Tahun 2009, ketika kami dinas di Padang, atas pertimbangan kemungkinan tidak akan lama berdinas di sana, sementara dia akan memasuki kelas 3 SMP, akan sulit untuk pindah sekolah, ditambah gempa bumi yang pada saat itu sering terjadi, dia kami pindahkan ke Medan, tinggal bersama Pak Tuanya di sana. Dia kemudian berada di Medan sampai menamatkan SMA-nya. Berpindah sekolah, sudah lajim bagi keluarga kami, Anak kami Denis bersekolah di 2 TK, 3 SD dan 3 SMP di kota yang berbeda, hal yang sama dialami adiknya Kezia Ivana.
Setelah tamat SMA di Medan
tahun 2014 dia kuliah di ITB Bandung, walaupun tidak jauh dari
Bekasi, kembali tinggal berpisah dari kami, hidup sebagai anak kost di wilayah Dago,
Bandung. Kuliahnya diselesaikan tahun 2018.
Sempat tinggal di
rumah selama hampir ½ tahun setelah wisuda S-1, tahun 2019 dia diterima sebagai pegawi di PLN. Setelah
mengikuti pelatihan di kawasan Puncak, Bogor. Dia ditempatkan ke Manado kemudian
ke Palu sampai akhir tahun 2023. Dan sekarang, dari bulan Februari 2024 akan menempuh pendidikan S-2 di Australia.
Tahun 2024 ini, anak kami Denis akan memasuki usia 27 tahun dan hampir 14 tahun berpisah tempat tinggal dengan kami. Sebagai orang tua, selama tahun-tahun tersebut, banyak kekhawatiran dalam pikiran, apakah dia bisa membawa diri, apakah sudah cukup bekal agamanya, sikap sosialnya, caranya menjaga diri dan sebagainya. Dan saat ini, kembali dia tinggal terpisah dengan kami.
Bagaimanakah seharusnya sikap kita sebagai orang tua ? Kami sendiri sebenarnya hidup serumah dengan orang tua hanya sampai kelas 6 SD, sejak SMP sudah berpisah tempat tinggal untuk melanjutkan sekolah.

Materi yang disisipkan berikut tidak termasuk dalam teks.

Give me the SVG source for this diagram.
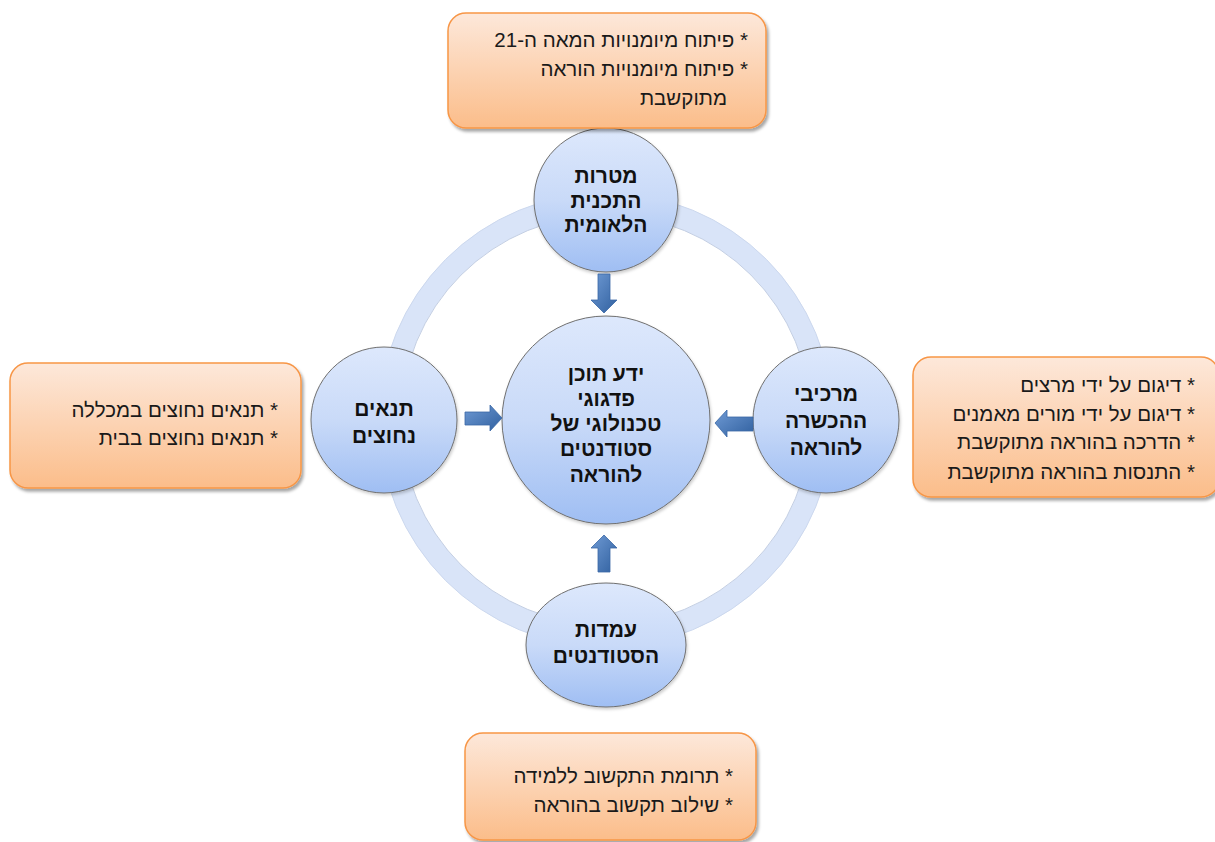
<svg xmlns="http://www.w3.org/2000/svg" width="1215" height="842" viewBox="0 0 1215 842">
<style>
.box{fill:url(#gOr);stroke:#f79646;stroke-width:1.5;filter:url(#sh)}
.circ{fill:url(#gBl);stroke:#6f6f6f;stroke-width:1;filter:url(#sh2)}
.arr{fill:url(#gAr);stroke:#3b68a6;stroke-width:0.8}
.bt{font-family:"Liberation Sans","DejaVu Sans",Arial,sans-serif;font-size:20.5px;fill:#1a1a1a}
.ct{font-family:"Liberation Sans","DejaVu Sans",Arial,sans-serif;font-size:21px;font-weight:bold;fill:#111;text-anchor:middle}
</style>
<defs>
<linearGradient id="gOr" x1="0" y1="0" x2="0" y2="1">
<stop offset="0" stop-color="#fde8da"/>
<stop offset="1" stop-color="#fbbd8a"/>
</linearGradient>
<linearGradient id="gBl" x1="0" y1="0" x2="0" y2="1">
<stop offset="0" stop-color="#dde8fc"/>
<stop offset="0.5" stop-color="#c9daf8"/>
<stop offset="1" stop-color="#9fbef3"/>
</linearGradient>
<linearGradient id="gAr" x1="0" y1="0" x2="1" y2="1">
<stop offset="0" stop-color="#6f9ad4"/>
<stop offset="1" stop-color="#30609f"/>
</linearGradient>
<filter id="sh" x="-10%" y="-10%" width="120%" height="130%">
<feDropShadow dx="2" dy="3" stdDeviation="1.5" flood-color="#000" flood-opacity="0.35"/>
</filter>
<filter id="sh2" x="-10%" y="-10%" width="120%" height="130%">
<feDropShadow dx="1" dy="2" stdDeviation="1.5" flood-color="#000" flood-opacity="0.2"/>
</filter>
</defs>
<rect width="1215" height="842" fill="#fff"/>

<g id="ring">
<circle cx="606" cy="420" r="216" fill="none" stroke="#d9e4f8" stroke-width="22"/>
<circle cx="606" cy="420" r="227" fill="none" stroke="#ccd8ee" stroke-width="1"/>
<circle cx="606" cy="420" r="205" fill="none" stroke="#c4cfe3" stroke-width="1"/>
</g>

<g id="node-center">
<circle class="circ" cx="606" cy="420" r="104"/>
<text class="ct" direction="rtl" x="606" y="381">ידע תוכן</text>
<text class="ct" direction="rtl" x="606" y="406">פדגוגי</text>
<text class="ct" direction="rtl" x="606" y="431">טכנולוגי של</text>
<text class="ct" direction="rtl" x="606" y="456">סטודנטים</text>
<text class="ct" direction="rtl" x="606" y="482">להוראה</text>
</g>

<g id="node-top">
<circle class="circ" cx="606" cy="200" r="72"/>
<text class="ct" direction="rtl" x="606" y="183">מטרות</text>
<text class="ct" direction="rtl" x="606" y="208">התכנית</text>
<text class="ct" direction="rtl" x="606" y="232">הלאומית</text>
</g>

<g id="node-left">
<circle class="circ" cx="384" cy="420" r="73"/>
<text class="ct" direction="rtl" x="384" y="416">תנאים</text>
<text class="ct" direction="rtl" x="384" y="443">נחוצים</text>
</g>

<g id="node-right">
<circle class="circ" cx="826" cy="420" r="73"/>
<text class="ct" direction="rtl" x="826" y="401">מרכיבי</text>
<text class="ct" direction="rtl" x="826" y="428">ההכשרה</text>
<text class="ct" direction="rtl" x="826" y="455">להוראה</text>
</g>

<g id="node-bottom">
<ellipse class="circ" cx="606" cy="645" rx="80" ry="62"/>
<text class="ct" direction="rtl" x="606" y="637">עמדות</text>
<text class="ct" direction="rtl" x="606" y="663">הסטודנטים</text>
</g>

<g id="connectors">
<path class="arr" d="M598,274 H610 V300 H617 L604,313 L591,300 H598 Z"/>
<path class="arr" d="M598,572 H610 V548 H617 L604,535 L591,548 H598 Z"/>
<path class="arr" d="M465,412 H490 V405 L502,418 L490,431 V425 H465 Z"/>
<path class="arr" d="M753,417 H727 V410 L715,423 L727,437 V431 H753 Z"/>
</g>

<g id="box-top">
<rect class="box" x="448" y="13" width="318" height="115" rx="18"/>
<text class="bt" direction="rtl" x="748" y="47">* פיתוח מיומנויות המאה ה-21</text>
<text class="bt" direction="rtl" x="748" y="76">* פיתוח מיומנויות הוראה</text>
<text class="bt" direction="rtl" x="727" y="105">מתוקשבת</text>
</g>

<g id="box-left">
<rect class="box" x="10" y="363" width="291" height="125" rx="18"/>
<text class="bt" direction="rtl" x="278" y="417">* תנאים נחוצים במכללה</text>
<text class="bt" direction="rtl" x="278" y="445">* תנאים נחוצים בבית</text>
</g>

<g id="box-right">
<rect class="box" x="913" y="357" width="306" height="140" rx="18"/>
<text class="bt" direction="rtl" x="1195" y="392">* דיגום על ידי מרצים</text>
<text class="bt" direction="rtl" x="1195" y="421">* דיגום על ידי מורים מאמנים</text>
<text class="bt" direction="rtl" x="1195" y="449">* הדרכה בהוראה מתוקשבת</text>
<text class="bt" direction="rtl" x="1195" y="479">* התנסות בהוראה מתוקשבת</text>
</g>

<g id="box-bottom">
<rect class="box" x="465" y="733" width="291" height="107" rx="18"/>
<text class="bt" direction="rtl" x="733" y="783">* תרומת התקשוב ללמידה</text>
<text class="bt" direction="rtl" x="733" y="812">* שילוב תקשוב בהוראה</text>
</g>
</svg>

Nai, rumah dengan nande beru
Ginting, adi ngerana-ngerana kita kerna sinuan-sinuan si la bagi ukur
perturahna, enggo dung merdang wari lenga udan, entah kempuna sikitik denga
berkat ku sekolahna sisada, entah lit kade-kade lawes ku ingan si ndoh, lit
kalak njabuken bana nguda denga ka. Sisungkun ia, uga kari e ninta, maka nina “LIT
NGEN DIBATA-NA“.
Beginilah barangkalai jalan hidup, jauh dan berliku. Kekuatan kami hanyalah doa, kiranya Tuhan menjaga anak-anak kami, Amin.
Kahlil Gibran menuliskan puisi :
“Kau adalah busur yang meluncurkan anak-anakmu sebagai panah
hidup. Pemanah mengetahui sasaran di jalan yang tidak terhingga, dan Ia
melengkungkanmu sekuat tenaga-Nya agar anak panah melesat cepat dan jauh.
Biarlah tubuhmu yang melengkung di tanganNya merupakan kegembiraan. Sebab,
seperti cinta-Nya terhadap anak panah yang melesat, Ia pun mencintai busur yang
kuat”.
Anak
adalah anak panah dan orangtua adalah busurnya, orang tua telah melengkung untuk
menghantar dia ke kehidupannya, biarlah sekarang anak panah itu melesat dalam
kehidupannya dengan arah yang ditentukan oleh Tuhan Sang Pemanah. Sudah waktunya barangkali jangan terlalu khawatir.